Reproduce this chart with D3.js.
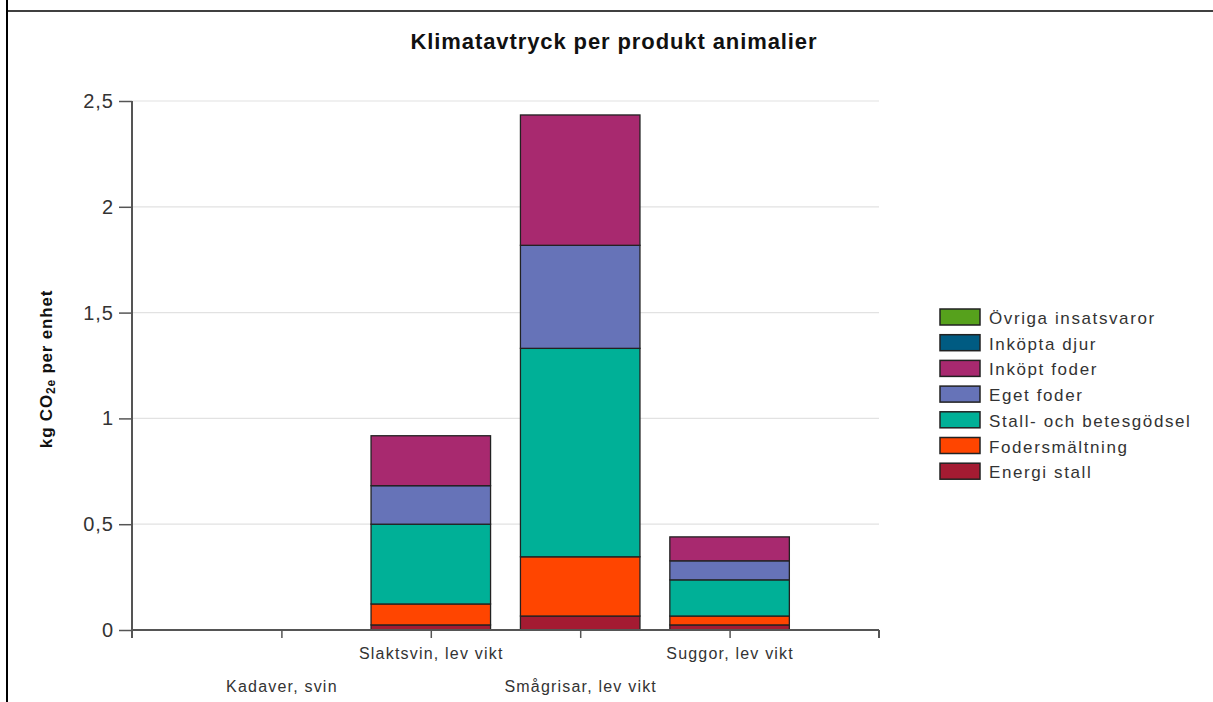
##########
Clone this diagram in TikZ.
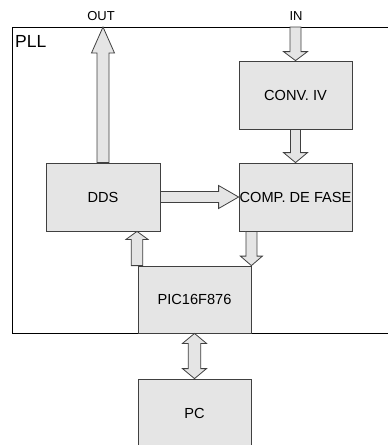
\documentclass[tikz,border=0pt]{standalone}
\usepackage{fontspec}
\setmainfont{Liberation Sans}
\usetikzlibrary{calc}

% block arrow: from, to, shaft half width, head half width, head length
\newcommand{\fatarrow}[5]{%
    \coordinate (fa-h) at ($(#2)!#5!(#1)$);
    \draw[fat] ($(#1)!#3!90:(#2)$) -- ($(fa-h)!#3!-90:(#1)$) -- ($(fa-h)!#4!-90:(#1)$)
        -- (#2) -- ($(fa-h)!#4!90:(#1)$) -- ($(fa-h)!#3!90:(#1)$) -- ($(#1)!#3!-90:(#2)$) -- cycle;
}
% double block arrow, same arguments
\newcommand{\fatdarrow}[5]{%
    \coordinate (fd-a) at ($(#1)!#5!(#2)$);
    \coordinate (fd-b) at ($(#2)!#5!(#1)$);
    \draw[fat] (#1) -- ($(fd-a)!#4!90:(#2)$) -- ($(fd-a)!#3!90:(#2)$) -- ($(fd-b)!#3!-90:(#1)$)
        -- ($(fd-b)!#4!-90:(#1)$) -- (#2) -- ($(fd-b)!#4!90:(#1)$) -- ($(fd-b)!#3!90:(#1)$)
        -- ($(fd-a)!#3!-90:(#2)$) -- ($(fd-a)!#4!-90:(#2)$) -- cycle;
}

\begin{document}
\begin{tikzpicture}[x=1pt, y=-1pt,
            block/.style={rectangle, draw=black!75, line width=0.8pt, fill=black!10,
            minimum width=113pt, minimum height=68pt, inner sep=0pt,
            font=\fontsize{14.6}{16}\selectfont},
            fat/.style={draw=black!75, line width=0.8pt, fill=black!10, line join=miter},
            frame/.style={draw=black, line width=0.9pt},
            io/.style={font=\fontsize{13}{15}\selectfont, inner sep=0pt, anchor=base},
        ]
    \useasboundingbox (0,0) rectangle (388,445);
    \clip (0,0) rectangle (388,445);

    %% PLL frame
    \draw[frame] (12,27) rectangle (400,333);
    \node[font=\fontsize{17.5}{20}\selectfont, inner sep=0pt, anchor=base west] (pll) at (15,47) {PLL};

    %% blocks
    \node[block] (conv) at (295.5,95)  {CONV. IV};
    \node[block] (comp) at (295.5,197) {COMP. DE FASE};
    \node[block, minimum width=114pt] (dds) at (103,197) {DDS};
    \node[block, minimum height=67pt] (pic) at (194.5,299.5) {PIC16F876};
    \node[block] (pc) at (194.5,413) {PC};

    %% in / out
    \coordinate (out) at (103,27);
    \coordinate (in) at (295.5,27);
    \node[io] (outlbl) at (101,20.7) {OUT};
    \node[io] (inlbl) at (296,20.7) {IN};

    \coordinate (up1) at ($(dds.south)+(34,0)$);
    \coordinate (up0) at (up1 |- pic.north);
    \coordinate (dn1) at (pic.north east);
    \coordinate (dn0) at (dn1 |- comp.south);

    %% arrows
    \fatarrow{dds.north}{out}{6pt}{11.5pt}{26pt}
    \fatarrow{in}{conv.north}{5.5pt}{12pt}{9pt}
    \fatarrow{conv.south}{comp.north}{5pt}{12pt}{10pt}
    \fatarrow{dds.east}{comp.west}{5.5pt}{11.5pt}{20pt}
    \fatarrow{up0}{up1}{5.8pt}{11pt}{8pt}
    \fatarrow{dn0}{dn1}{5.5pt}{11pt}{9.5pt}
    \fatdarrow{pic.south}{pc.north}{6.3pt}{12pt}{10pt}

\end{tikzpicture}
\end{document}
##########
WHAT IS EXPECTED:
Every line from the one containing "Clone this diagram in TikZ." through the one containing "(pc) at (194.5,413)" should be quoted exactly, and no other lines; keep pictures out of the copy.

OUTPUT FOR THIS TASK:
Clone this diagram in TikZ.
\documentclass[tikz,border=0pt]{standalone}
\usepackage{fontspec}
\setmainfont{Liberation Sans}
\usetikzlibrary{calc}

% block arrow: from, to, shaft half width, head half width, head length
\newcommand{\fatarrow}[5]{%
    \coordinate (fa-h) at ($(#2)!#5!(#1)$);
    \draw[fat] ($(#1)!#3!90:(#2)$) -- ($(fa-h)!#3!-90:(#1)$) -- ($(fa-h)!#4!-90:(#1)$)
        -- (#2) -- ($(fa-h)!#4!90:(#1)$) -- ($(fa-h)!#3!90:(#1)$) -- ($(#1)!#3!-90:(#2)$) -- cycle;
}
% double block arrow, same arguments
\newcommand{\fatdarrow}[5]{%
    \coordinate (fd-a) at ($(#1)!#5!(#2)$);
    \coordinate (fd-b) at ($(#2)!#5!(#1)$);
    \draw[fat] (#1) -- ($(fd-a)!#4!90:(#2)$) -- ($(fd-a)!#3!90:(#2)$) -- ($(fd-b)!#3!-90:(#1)$)
        -- ($(fd-b)!#4!-90:(#1)$) -- (#2) -- ($(fd-b)!#4!90:(#1)$) -- ($(fd-b)!#3!90:(#1)$)
        -- ($(fd-a)!#3!-90:(#2)$) -- ($(fd-a)!#4!-90:(#2)$) -- cycle;
}

\begin{document}
\begin{tikzpicture}[x=1pt, y=-1pt,
            block/.style={rectangle, draw=black!75, line width=0.8pt, fill=black!10,
            minimum width=113pt, minimum height=68pt, inner sep=0pt,
            font=\fontsize{14.6}{16}\selectfont},
            fat/.style={draw=black!75, line width=0.8pt, fill=black!10, line join=miter},
            frame/.style={draw=black, line width=0.9pt},
            io/.style={font=\fontsize{13}{15}\selectfont, inner sep=0pt, anchor=base},
        ]
    \useasboundingbox (0,0) rectangle (388,445);
    \clip (0,0) rectangle (388,445);

    %% PLL frame
    \draw[frame] (12,27) rectangle (400,333);
    \node[font=\fontsize{17.5}{20}\selectfont, inner sep=0pt, anchor=base west] (pll) at (15,47) {PLL};

    %% blocks
    \node[block] (conv) at (295.5,95)  {CONV. IV};
    \node[block] (comp) at (295.5,197) {COMP. DE FASE};
    \node[block, minimum width=114pt] (dds) at (103,197) {DDS};
    \node[block, minimum height=67pt] (pic) at (194.5,299.5) {PIC16F876};
    \node[block] (pc) at (194.5,413) {PC};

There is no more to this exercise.